Statistical analysis

Baseline characteristics of participants between education levels were compared using 1-way ANOVA test, the χ2 test, and the Kruskal–Wallis test, as appropriate. Kaplan–Meier estimate was used to compute cumulative incidents of incident stroke by education levels and the difference in assessment was compared using the log-rank test. We used Cox hazard regression models to explore the association between education level and incident stroke. Time of follow-up was defined as the time from visit 1 to outcomes, loss to follow-up, death, or 31 December 2014, whichever occurred first. The initial model adjusted for age, race and gender. The second model further adjusted for diabetes, creatine, HDL-c, LDL-c, triglyceride, glucose, blood platelet, use of statin, aspirin, and anticoagulant drug. The final model further adjusted for income. In order to explore the potential heterogeneity of the association between education and stroke, pre-specified subgroup analyses were performed by gender, age, race, smoking status, drinking status, BMI, and creatine. We investigated the interaction by fitting the variables*education term to the final model and P for interaction was examined by the likelihood ratio test. We would accept a P-value of > 0.1 to determine results that are similar between subgroups. Cox hazard regression models were also used to assess the association between education level and ischemic stroke and hemorrhagic stroke separately.
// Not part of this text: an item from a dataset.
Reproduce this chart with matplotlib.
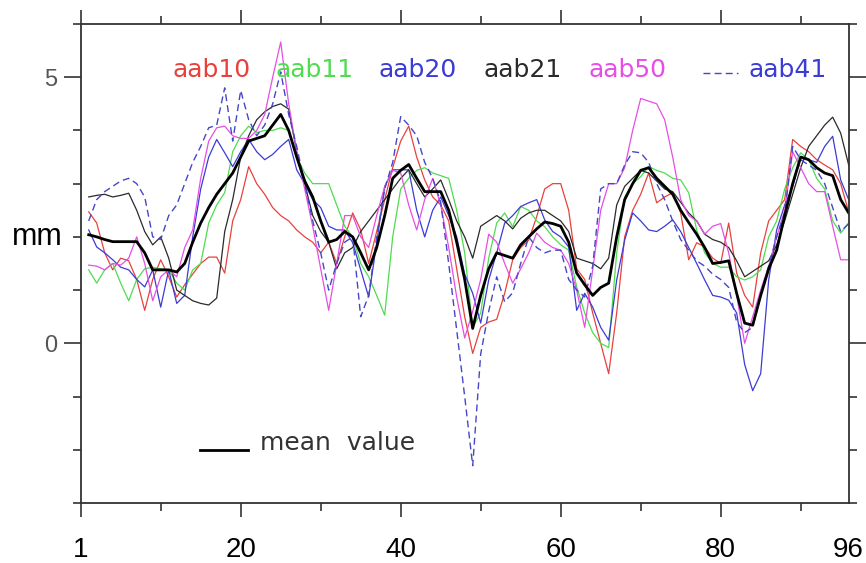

For MR analysis, the association of each SNP with education was weighted by its association with total stroke, ischemic stroke, and hemorrhagic stroke, and estimates were combined using an IVW method38. Several sensitivity analyses were carried out, including (1) the leave-one-out analysis, in which one SNP, in turn, was removed to evaluate the impact of outlying SNPs; (2) funnel plots, in which the estimate for a particular SNP was plotted against its precision, and asymmetry in the funnel plot indicated violations of the assumption through horizontal pleiotropy; (3) the weighted median method, which gives accurate estimates if at least 50% of the instrumental variables are valid; (4) the weighted mode method, which clusters the SNPs into groups based on the similarity of causal effects, and returns the causal effect estimate based on the cluster that has the largest number of SNPs39, and (5) MR-Egger regression, which can detect and adjust for pleiotropy40. The strength of the instrumental variables was assessed using the F-statistic. All reported odds ratios (ORs) with their 95% confidence intervals (CIs) are scaled to 1 SD (3.6 years) increase in education. All statistical tests were 2-sided. The threshold of statistical significance for the analyses of 58 or 70 SNPs by Bonferroni correction was P < 0.0009 or 0.0007 ([P < 0.05]/58 SNPs, [P < 0.05]/70 SNPs,); statistical test for the MR analyses of three types of strokes were considered statistically significant at P < 0.05.